→ **Do this**: Every line that contains the word "page" should be copied out.

^^^^^^^^

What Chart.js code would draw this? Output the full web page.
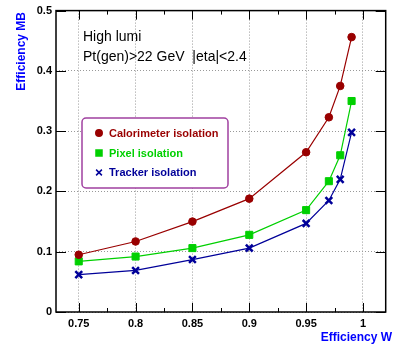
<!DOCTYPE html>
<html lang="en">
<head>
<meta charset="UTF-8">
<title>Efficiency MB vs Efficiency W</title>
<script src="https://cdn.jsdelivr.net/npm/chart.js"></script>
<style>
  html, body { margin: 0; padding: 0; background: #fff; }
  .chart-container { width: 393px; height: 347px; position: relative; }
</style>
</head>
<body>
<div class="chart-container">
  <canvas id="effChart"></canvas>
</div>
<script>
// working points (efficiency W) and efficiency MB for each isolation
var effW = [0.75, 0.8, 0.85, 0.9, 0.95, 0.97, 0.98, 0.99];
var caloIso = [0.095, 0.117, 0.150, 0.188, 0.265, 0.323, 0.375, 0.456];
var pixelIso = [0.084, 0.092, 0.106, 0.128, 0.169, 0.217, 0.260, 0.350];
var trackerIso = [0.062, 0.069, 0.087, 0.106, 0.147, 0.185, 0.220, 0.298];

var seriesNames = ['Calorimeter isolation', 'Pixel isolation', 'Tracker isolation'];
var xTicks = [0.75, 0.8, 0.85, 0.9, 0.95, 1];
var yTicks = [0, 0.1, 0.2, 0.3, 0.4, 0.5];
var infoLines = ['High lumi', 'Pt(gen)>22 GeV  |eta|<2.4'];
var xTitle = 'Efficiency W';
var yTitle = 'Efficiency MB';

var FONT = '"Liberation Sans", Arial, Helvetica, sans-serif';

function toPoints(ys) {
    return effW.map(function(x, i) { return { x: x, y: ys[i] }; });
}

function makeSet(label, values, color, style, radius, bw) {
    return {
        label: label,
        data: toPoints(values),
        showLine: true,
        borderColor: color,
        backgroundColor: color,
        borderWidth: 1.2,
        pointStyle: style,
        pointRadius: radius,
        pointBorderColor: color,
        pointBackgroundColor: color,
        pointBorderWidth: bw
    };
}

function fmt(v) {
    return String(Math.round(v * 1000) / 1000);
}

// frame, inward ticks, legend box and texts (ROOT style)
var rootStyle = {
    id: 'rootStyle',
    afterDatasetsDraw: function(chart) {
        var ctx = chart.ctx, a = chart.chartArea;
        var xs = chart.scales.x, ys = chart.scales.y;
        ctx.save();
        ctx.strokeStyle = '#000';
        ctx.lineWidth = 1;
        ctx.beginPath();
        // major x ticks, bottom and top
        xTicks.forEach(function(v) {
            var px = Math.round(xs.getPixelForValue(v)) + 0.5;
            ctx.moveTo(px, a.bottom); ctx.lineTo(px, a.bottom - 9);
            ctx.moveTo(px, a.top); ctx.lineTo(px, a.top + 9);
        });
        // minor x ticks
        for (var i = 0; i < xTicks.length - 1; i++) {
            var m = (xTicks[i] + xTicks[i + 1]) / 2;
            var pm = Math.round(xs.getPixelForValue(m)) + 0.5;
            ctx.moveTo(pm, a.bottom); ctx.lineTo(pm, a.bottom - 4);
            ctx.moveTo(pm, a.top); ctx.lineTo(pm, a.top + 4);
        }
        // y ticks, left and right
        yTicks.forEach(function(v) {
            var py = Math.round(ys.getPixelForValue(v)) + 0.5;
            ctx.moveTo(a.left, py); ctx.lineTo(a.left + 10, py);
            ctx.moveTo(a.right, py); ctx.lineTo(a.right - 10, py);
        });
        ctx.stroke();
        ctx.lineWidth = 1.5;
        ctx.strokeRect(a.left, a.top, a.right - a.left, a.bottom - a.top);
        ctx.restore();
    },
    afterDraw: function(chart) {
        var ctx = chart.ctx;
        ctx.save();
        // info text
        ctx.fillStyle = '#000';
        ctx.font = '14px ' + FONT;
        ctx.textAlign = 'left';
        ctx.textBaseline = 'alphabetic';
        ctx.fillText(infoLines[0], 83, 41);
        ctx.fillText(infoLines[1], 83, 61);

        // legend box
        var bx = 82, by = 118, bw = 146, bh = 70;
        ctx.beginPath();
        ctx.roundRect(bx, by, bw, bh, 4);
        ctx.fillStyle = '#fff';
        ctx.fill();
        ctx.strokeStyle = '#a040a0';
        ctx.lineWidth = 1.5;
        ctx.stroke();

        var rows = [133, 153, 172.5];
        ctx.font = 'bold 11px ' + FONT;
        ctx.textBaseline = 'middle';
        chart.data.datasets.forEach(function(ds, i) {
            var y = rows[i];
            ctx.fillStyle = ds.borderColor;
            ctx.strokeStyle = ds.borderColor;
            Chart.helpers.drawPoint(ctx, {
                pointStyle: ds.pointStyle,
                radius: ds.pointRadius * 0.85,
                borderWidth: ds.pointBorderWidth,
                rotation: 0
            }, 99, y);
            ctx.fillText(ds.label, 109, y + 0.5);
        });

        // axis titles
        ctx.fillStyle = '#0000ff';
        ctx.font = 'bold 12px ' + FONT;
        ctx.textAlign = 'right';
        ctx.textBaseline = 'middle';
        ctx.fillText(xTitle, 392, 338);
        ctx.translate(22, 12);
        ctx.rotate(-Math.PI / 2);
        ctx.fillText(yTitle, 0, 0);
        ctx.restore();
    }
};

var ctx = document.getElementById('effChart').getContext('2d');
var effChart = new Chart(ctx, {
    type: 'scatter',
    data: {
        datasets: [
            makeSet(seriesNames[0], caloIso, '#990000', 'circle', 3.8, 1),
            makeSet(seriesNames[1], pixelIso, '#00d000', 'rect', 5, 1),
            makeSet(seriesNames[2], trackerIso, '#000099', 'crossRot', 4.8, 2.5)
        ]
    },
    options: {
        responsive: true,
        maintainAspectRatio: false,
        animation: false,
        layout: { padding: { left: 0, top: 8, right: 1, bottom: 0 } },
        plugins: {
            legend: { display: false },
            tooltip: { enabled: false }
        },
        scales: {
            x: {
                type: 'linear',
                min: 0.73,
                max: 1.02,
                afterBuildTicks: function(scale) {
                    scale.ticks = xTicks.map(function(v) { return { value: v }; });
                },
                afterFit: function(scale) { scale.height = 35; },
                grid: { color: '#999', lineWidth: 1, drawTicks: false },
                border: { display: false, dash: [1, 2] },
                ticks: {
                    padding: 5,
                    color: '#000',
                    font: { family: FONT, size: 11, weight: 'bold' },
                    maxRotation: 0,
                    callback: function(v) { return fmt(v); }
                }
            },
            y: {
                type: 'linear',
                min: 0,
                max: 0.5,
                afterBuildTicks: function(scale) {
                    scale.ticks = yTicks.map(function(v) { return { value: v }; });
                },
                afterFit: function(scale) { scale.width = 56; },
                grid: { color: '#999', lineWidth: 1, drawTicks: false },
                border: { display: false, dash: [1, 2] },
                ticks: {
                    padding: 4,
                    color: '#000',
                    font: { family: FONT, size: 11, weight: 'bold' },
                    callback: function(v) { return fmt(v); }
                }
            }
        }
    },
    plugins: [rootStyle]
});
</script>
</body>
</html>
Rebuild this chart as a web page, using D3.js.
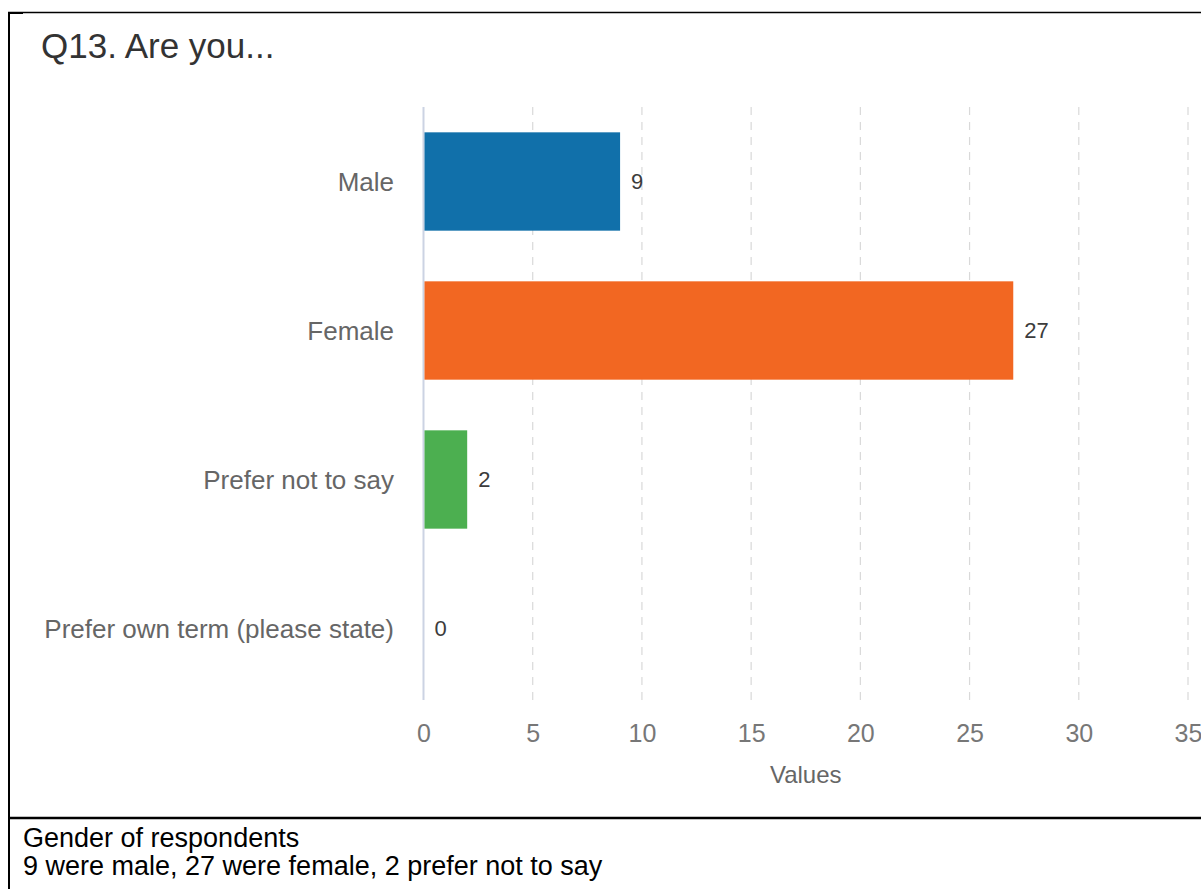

^^^^^^^^

→ **Written solution**:
What Chart.js code would draw this? Output the full web page.
Rebuild this chart as a web page, using D3.js.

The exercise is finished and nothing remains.